Retype only what runs from the beginning of the data through the line with "import seaborn as sns"; please omit the pictures and keep every line exact.
============
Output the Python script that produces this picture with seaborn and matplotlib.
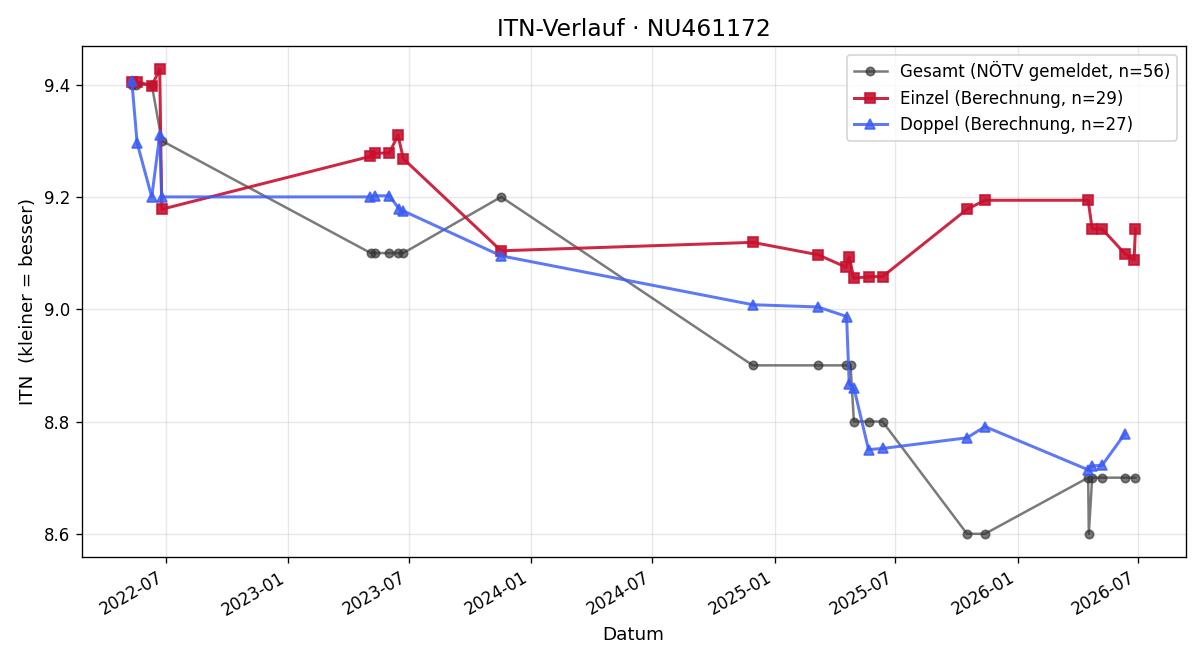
import numpy as np
import pandas as pd
import matplotlib
matplotlib.use("Agg")
import matplotlib.pyplot as plt
import matplotlib.dates as mdates
import seaborn as sns

# Gesamt (NÖTV gemeldet)
gesamt_dates = ["2022-05-11", "2022-05-18", "2022-06-10", "2022-06-25",
                "2023-05-05", "2023-05-11", "2023-06-02", "2023-06-15", "2023-06-23",
                "2023-11-17", "2024-11-29", "2025-03-07", "2025-04-18", "2025-04-25",
                "2025-04-30", "2025-05-22", "2025-06-12", "2025-10-17", "2025-11-13",
                "2026-04-17", "2026-04-18", "2026-04-23", "2026-05-08", "2026-06-11",
                "2026-06-27"]
gesamt_itn = [9.4, 9.4, 9.4, 9.3,
              9.1, 9.1, 9.1, 9.1, 9.1,
              9.2, 8.9, 8.9, 8.9, 8.9,
              8.8, 8.8, 8.8, 8.6, 8.6,
              8.7, 8.6, 8.7, 8.7, 8.7,
              8.7]

# Einzel (Berechnung)
einzel_dates = ["2022-05-11", "2022-05-19", "2022-06-10", "2022-06-22", "2022-06-25",
                "2023-05-04", "2023-05-11", "2023-06-02", "2023-06-15", "2023-06-23",
                "2023-11-17", "2024-11-29", "2025-03-07", "2025-04-18", "2025-04-23",
                "2025-04-30", "2025-05-22", "2025-06-12", "2025-10-17", "2025-11-13",
                "2026-04-17", "2026-04-23", "2026-05-08", "2026-06-11", "2026-06-25",
                "2026-06-27"]
einzel_itn = [9.405, 9.405, 9.398, 9.427, 9.178,
              9.272, 9.278, 9.278, 9.310, 9.268,
              9.104, 9.119, 9.097, 9.075, 9.093,
              9.055, 9.058, 9.058, 9.178, 9.194,
              9.194, 9.143, 9.143, 9.099, 9.088,
              9.143]

# Doppel (Berechnung)
doppel_dates = ["2022-05-11", "2022-05-19", "2022-06-10", "2022-06-22", "2022-06-25",
                "2023-05-04", "2023-05-11", "2023-06-02", "2023-06-17", "2023-06-23",
                "2023-11-17", "2024-11-29", "2025-03-07", "2025-04-19", "2025-04-23",
                "2025-04-30", "2025-05-22", "2025-06-12", "2025-10-17", "2025-11-13",
                "2026-04-17", "2026-04-23", "2026-05-08", "2026-06-11"]
doppel_itn = [9.407, 9.296, 9.200, 9.310, 9.200,
              9.200, 9.202, 9.202, 9.178, 9.175,
              9.095, 9.008, 9.004, 8.987, 8.866,
              8.860, 8.750, 8.752, 8.771, 8.791,
              8.714, 8.721, 8.722, 8.778]

fig, ax = plt.subplots(figsize=(10, 5.5), dpi=120)

sns.lineplot(x=pd.to_datetime(gesamt_dates), y=gesamt_itn, ax=ax, estimator=None, sort=False,
             color="#333333", alpha=0.65, marker="o", markersize=5,
             markeredgecolor="#333333", markeredgewidth=1,
             linewidth=1.5, label="Gesamt (NÖTV gemeldet, n=56)")
sns.lineplot(x=pd.to_datetime(einzel_dates), y=einzel_itn, ax=ax, estimator=None, sort=False,
             color="#c8102e", alpha=0.9, marker="s", markersize=6,
             markeredgecolor="#c8102e", markeredgewidth=1,
             linewidth=1.8, label="Einzel (Berechnung, n=29)")
sns.lineplot(x=pd.to_datetime(doppel_dates), y=doppel_itn, ax=ax, estimator=None, sort=False,
             color="#3a5cf5", alpha=0.82, marker="^", markersize=6,
             markeredgecolor="#3a5cf5", markeredgewidth=1,
             linewidth=1.8, label="Doppel (Berechnung, n=27)")

ax.xaxis.set_major_locator(mdates.MonthLocator(bymonth=[1, 7]))
ax.xaxis.set_major_formatter(mdates.DateFormatter("%Y-%m"))
fig.autofmt_xdate()

ax.set_title("ITN-Verlauf · NU461172", fontsize=14)
ax.set_xlabel("Datum", fontsize=11)
ax.set_ylabel("ITN  (kleiner = besser)", fontsize=11)
ax.grid(True, alpha=0.3)
ax.legend(loc="upper right", fontsize=10)

plt.subplots_adjust(left=0.068, right=0.988, top=0.93, bottom=0.156)
plt.savefig("out.png")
============
**Task output**
Output the Python script that produces this picture with seaborn and matplotlib.
import numpy as np
import pandas as pd
import matplotlib
matplotlib.use("Agg")
import matplotlib.pyplot as plt
import matplotlib.dates as mdates
import seaborn as sns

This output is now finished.